LYDEN: Which you were trying to have?

SAID: I was trying desperately. There was a - yes, we had a little lamp on our piano, and I would pick it up and rub it and rub it and rub it and rub it. And I really thought the genie would come out it.

LYDEN: You say that 9/11 was a real turning point for you. How?

SAID: I was petrified in the way that everyone is - was petrified. I was scared of being killed, but I was also scared of Americans wanting to kill me. And then, you know, I remember saying to my mom: But now everyone's going to hate me. And she was like: They're not going to hate you. And people would say: You don't even look Arab. You're not even Muslim.

And so then you kind of want to identify with your race in a different way because you're like, why am I special? Why do I look different or seem different? And why do I get to pass? And so all of those things just compounded just at once.
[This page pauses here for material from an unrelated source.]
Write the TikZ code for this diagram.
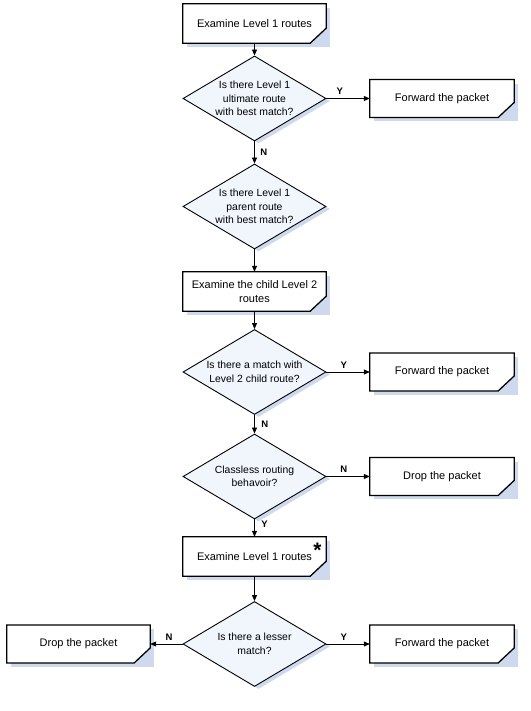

And I think that there was also no choice because from then on, I was constantly referred to as an Arab-American, which I hadn't been before.

LYDEN: You know, in some ways, that very liberating for you.

SAID: Yes.

LYDEN: You are an actor by this time. You've been through Princeton. You meet other actors who identify as Arab-Americans, and begin to put the seeds of this one-woman show together.

SAID: Mm-hmm.

LYDEN: Called?

SAID: "Palestine." Much of the play is incorporated into the book. My dad - when I was a very young child, I used to hear him use this word solidarity all the time, and I didn't know what it was. And then as I grew older, and I started to understand what it meant, that's really what has saved me.

LYDEN: Your father lived to see the beginnings of your Lebanese-Palestinian-American identity. He came to this play. You write very movingly about his death, which came after almost a decade-long illness. What was his reaction to your performance?

SAID: He was really proud. He was very, very proud. He was laughing. I remember him laughing and laughing and laughing, like tearing up laughing, and just very, very moved and excited. And I think excited in the sense of like - this is very strange, but almost like, okay now, I can go.

And I think one of the last things he said to me - a few days before he died, I had seen these Arab-American comedians, and I told him about it. And he was like - he kept, like, sort of shaking his fist and going: That's it. That's it. That's the future. You guys - you've got it. And sort of this idea that art was somehow going to be the way out, but also that he was, you know, handing it off to us, in a way. And I think he was very proud.

LYDEN: That's Najla Said, the author of "Looking for Palestine: Growing up Confused in an Arab-American Family." Najla Said has performed extracts from the book as a play all across the United States. Najla, thank you so much.